You can run C# .NET apps in production using Docker, but the real magic isn’t just packaging; it’s about transforming how you think about deployment, scaling, and resilience.

Let’s see this in action. Imagine a simple ASP.NET Core web API. Normally, you’d deploy this to an IIS server, manage its lifecycle, and pray it doesn’t crash. With Docker, we’re going to package it into an immutable image and run it as a container.

First, the Dockerfile:

FROM mcr.microsoft.com/dotnet/sdk:8.0 AS build AS publish
WORKDIR /app
COPY *.csproj .
RUN dotnet restore
COPY . .
RUN dotnet publish -c Release -o /app/publish

FROM mcr.microsoft.com/dotnet/aspnet:8.0 AS runtime
WORKDIR /app
COPY --from=publish /app/publish .
EXPOSE 8080
ENTRYPOINT ["dotnet", "YourAppName.dll"]

This Dockerfile uses a multi-stage build. The first stage (build) uses the .NET SDK to compile and publish your application. This creates a lean runtime image in the second stage (runtime) that only contains the necessary files to run your app, making the final image significantly smaller and more secure. We EXPOSE 8080 because that’s the default port ASP.NET Core listens on within the container, and ENTRYPOINT specifies how to start your application.

To build this image, you’d navigate to your project directory in the terminal and run:

docker build -t my-dotnet-app:1.0 .

This command tells Docker to build an image using the Dockerfile in the current directory (.) and tag it as my-dotnet-app with version 1.0.

Now, to run it:

docker run -d -p 80:8080 --name my-running-app my-dotnet-app:1.0

Here, -d runs the container in detached mode (in the background), -p 80:8080 maps port 80 on your host machine to port 8080 inside the container (where your app is listening), and --name my-running-app gives your container a recognizable name. You can now access your application by navigating to http://localhost in your browser.

The problem this solves is the "it works on my machine" syndrome. Docker containers encapsulate your application and its dependencies, ensuring a consistent environment from development to production. This dramatically reduces deployment failures and simplifies environment management. Instead of meticulously configuring servers, you’re managing containers, which are lightweight, portable, and disposable.
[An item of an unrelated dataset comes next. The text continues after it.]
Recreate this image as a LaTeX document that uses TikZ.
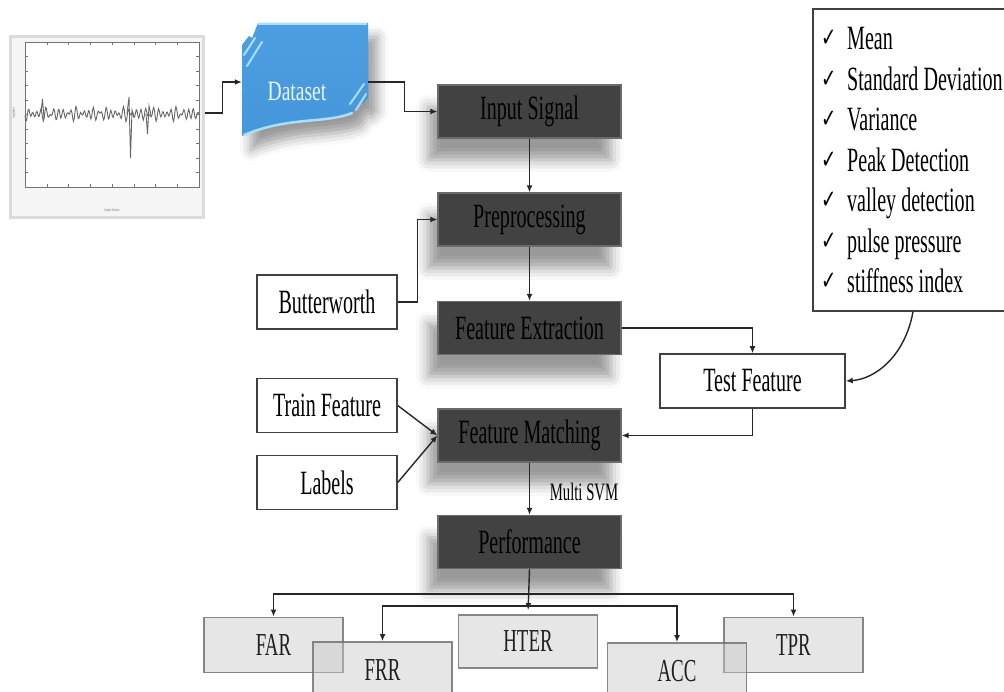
\documentclass[tikz,border=0pt]{standalone}
\usepackage{fontspec}
\setmainfont{Liberation Serif}[FakeStretch=0.59]
\newfontfamily\dsfont{Liberation Serif}[FakeStretch=0.7]
\newfontfamily\ckfont{DejaVu Sans}[FakeStretch=0.7]
\usetikzlibrary{arrows.meta,shadows.blur}
\definecolor{boxgray}{HTML}{424242}
\definecolor{dsTop}{HTML}{4C9FE0}
\definecolor{dsMid}{HTML}{5BAEEA}
\definecolor{dsBot}{HTML}{4596DA}
\definecolor{dsLine}{HTML}{A8E0FC}
\begin{document}
\begin{tikzpicture}[x=1pt,y=-1pt,
  conn/.style={draw=black!85, line width=1.4pt, -{Latex[length=7pt,width=6pt]}},
  darkbox/.style={rectangle, draw=black!58, line width=1.3pt, fill=boxgray,
    minimum width=183pt, minimum height=53pt, inner sep=0pt,
    font=\fontsize{34}{40}\selectfont, text=black,
    blur shadow={shadow xshift=-10pt, shadow yshift=-22pt, shadow blur radius=12pt, shadow opacity=40}},
  wbox/.style={rectangle, draw=black!75, line width=1.5pt, fill=white,
    minimum width=140pt, minimum height=54pt, inner sep=0pt,
    font=\fontsize{34}{40}\selectfont},
  lbox/.style={rectangle, draw=black!55, line width=1.8pt, fill=black!22, fill opacity=0.45,
    draw opacity=0.85, text opacity=1, minimum width=139pt, minimum height=55pt, inner sep=0pt,
    font=\fontsize{32}{38}\selectfont, text=black!88},
  itemtext/.style={anchor=base west, inner sep=0pt, font=\fontsize{34}{40}\selectfont},
  checkmk/.style={anchor=base west, inner sep=0pt, font=\ckfont\fontsize{26}{30}\selectfont},
  tiny/.style={font=\fontsize{4}{5}\selectfont, text=black!55, inner sep=0pt}]
\useasboundingbox (0,0) rectangle (1004,692);

% signal picture
\node[rectangle, fill=black!4, draw=black!14, line width=3pt, minimum width=193pt, minimum height=181pt] (sig) at (106.5,127.5) {};
\draw[black!55, line width=0.6pt, fill=white] (25,42) rectangle (199,187);
\foreach \i in {0,...,8} {
  \draw[black!55, line width=0.5pt] (25+21.75*\i,187) -- (25+21.75*\i,184);
  \draw[black!55, line width=0.5pt] (25+21.75*\i,42) -- (25+21.75*\i,45);
}
\foreach \i in {0,...,10} {
  \draw[black!55, line width=0.5pt] (25,42+14.5*\i) -- (28,42+14.5*\i);
  \draw[black!55, line width=0.5pt] (199,42+14.5*\i) -- (196,42+14.5*\i);
}
\draw[black!60, line width=0.9pt] plot[domain=0:174, samples=220, variable=\t]
  ({\t+25}, {114 + 3.6*sin(\t*83) + 2.6*sin(\t*61+30) + 1.8*sin(\t*47)});
\draw[black!60, line width=0.9pt] (127,114) -- (129,97) -- (130.5,158) -- (132,110) -- (134,116);
\draw[black!60, line width=0.9pt] (41,113) -- (42.5,99) -- (44,118);
\draw[black!60, line width=0.9pt] (146,114) -- (147.5,134) -- (149,106) -- (151,115);
\node[tiny] (xlab) at (112,211) {Sample Number};
\node[tiny, rotate=90] (ylab) at (14,113) {Amplitude};

% dataset shape
\shade[top color=dsTop, middle color=dsMid, bottom color=dsBot,
  blur shadow={shadow xshift=9pt, shadow yshift=-14pt, shadow blur radius=11pt, shadow opacity=40}]
  (242,45) -- (249,36) -- (252,38) -- (258,23) -- (368,23) -- (368,98) -- (362,104) -- (360,102)
  -- (352,113) .. controls (325,124) and (290,116) .. (242,136) -- cycle;
\draw[dsLine, line width=2.5pt, line cap=round] (352,113) .. controls (325,124) and (290,116) .. (244,135);
\draw[dsLine, line width=1.5pt] (258,24) -- (367,24);
\draw[dsLine, line width=2pt, line cap=round] (244,55) -- (255,38);
\draw[dsLine, line width=2pt, line cap=round] (247,66) -- (262,42);
\draw[dsLine, line width=2pt, line cap=round] (356,110) -- (366,94);
\draw[dsLine, line width=2pt, line cap=round] (350,104) -- (364,84);
\node[inner sep=0pt, minimum width=126pt, minimum height=118pt] (ds) at (305,82) {};
\node[font=\dsfont\fontsize{28}{32}\selectfont, text=white!90!dsTop, inner sep=0pt] (dstext) at (297,91) {Dataset};

% main boxes
\node[darkbox] (input) at (529.5,111.5) {Input Signal};
\node[darkbox] (pre) at (529.5,219.5) {Preprocessing};
\node[darkbox] (fe) at (529.5,328) {Feature Extraction};
\node[darkbox] (fm) at (529.5,435.5) {Feature Matching};
\node[darkbox] (perf) at (529.5,542) {Performance};

\node[wbox] (bw) at (327,302) {Butterworth};
\node[wbox] (train) at (327,405.5) {Train Feature};
\node[wbox] (labels) at (327,482.5) {Labels};
\node[wbox, minimum width=185pt] (test) at (752.5,381) {Test Feature};

% checklist
\node[rectangle, draw=black!75, line width=1.5pt, fill=white, minimum width=200pt, minimum height=302pt] (list) at (913,160) {};
\foreach \b/\t [count=\i] in {50/Mean, 90.5/Standard Deviation, 131/Variance, 171.5/Peak Detection,
   212/valley detection, 252.5/pulse pressure, 293/stiffness index} {
  \node[checkmk] (ck\i) at (821,\b-3) {✓};
  \node[itemtext] (it\i) at (847,\b) {\t};
}

% connectors
\draw[conn] ([yshift=14.5pt]sig.east) -- ++(18,0) |- (ds.west);
\draw[conn] (ds.east) -- ++(36,0) |- (input.west);
\draw[conn] (input.south) -- (pre.north);
\draw[conn] (pre.south) -- (fe.north);
\draw[conn] (bw.east) -- ++(20,0) |- (pre.west);
\draw[conn] (fe.east) -| (test.north);
\draw[conn] (test.south) |- (fm.east);
\draw[conn] (train.east) -- (fm.west);
\draw[conn] (labels.east) -- (fm.west);
\draw[conn] (fm.south) -- (perf.north);
\node[font=\fontsize{25}{30}\selectfont, inner sep=0pt] (svm) at (584,492) {Multi SVM};
\draw[conn] (list.south) .. controls +(-8,44) and +(30,-2) .. (test.east);

% bottom boxes
\node[lbox] (far) at (273.5,645) {FAR};
\node[lbox, minimum height=56pt] (frr) at (382.5,670) {FRR};
\node[lbox, minimum height=53pt] (hter) at (528,641.5) {HTER};
\node[lbox] (tpr) at (793.5,645) {TPR};
\node[lbox, minimum height=56pt] (acc) at (677,671) {ACC};

\coordinate (bus1) at (529.5,594);
\coordinate (bus2) at (529.5,606);
\draw[conn, shorten >=4pt] (perf.south) -- (hter.north);
\draw[conn] (bus1) -| (far.north);
\draw[conn] (bus1) -| (tpr.north);
\draw[conn] (bus2) -| (frr.north);
\draw[conn] (bus2) -| (acc.north);
\end{tikzpicture}
\end{document}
Internally, Docker creates isolated environments. When you run a container, it gets its own filesystem, network interface, and process space. The base image you start with provides the operating system and .NET runtime. Your application code and its specific dependencies are layered on top. When you publish your .NET app, you’re generating a self-contained deployment that includes the .NET runtime if you’re not using a framework-dependent deployment. The aspnet:8.0 image already has the .NET 8 runtime, so we only need to copy our published app binaries.

The exact levers you control are primarily in your Dockerfile. You choose the base image (e.g., mcr.microsoft.com/dotnet/sdk:8.0 vs. mcr.microsoft.com/dotnet/aspnet:8.0), how you copy your build artifacts, the ENTRYPOINT command, and environment variables. For production, you’ll also be concerned with optimizing the image size by using slim base images and multi-stage builds, and securing the image by running as a non-root user. You can also configure health checks to ensure your container is actually running correctly.

The most surprising thing is that the ENTRYPOINT command in your Dockerfile is not just a startup script; it’s the primary process that runs inside the container. If that process exits, the container stops. This is why simple CMD directives that just run a shell command might not be what you want for a long-running service; the shell process would exit, and so would your container. You need to ensure your ENTRYPOINT is a process that keeps running, like your ASP.NET Core application.

When you’re ready to scale, you’ll move beyond single-host Docker and look into orchestration platforms like Kubernetes or Docker Swarm.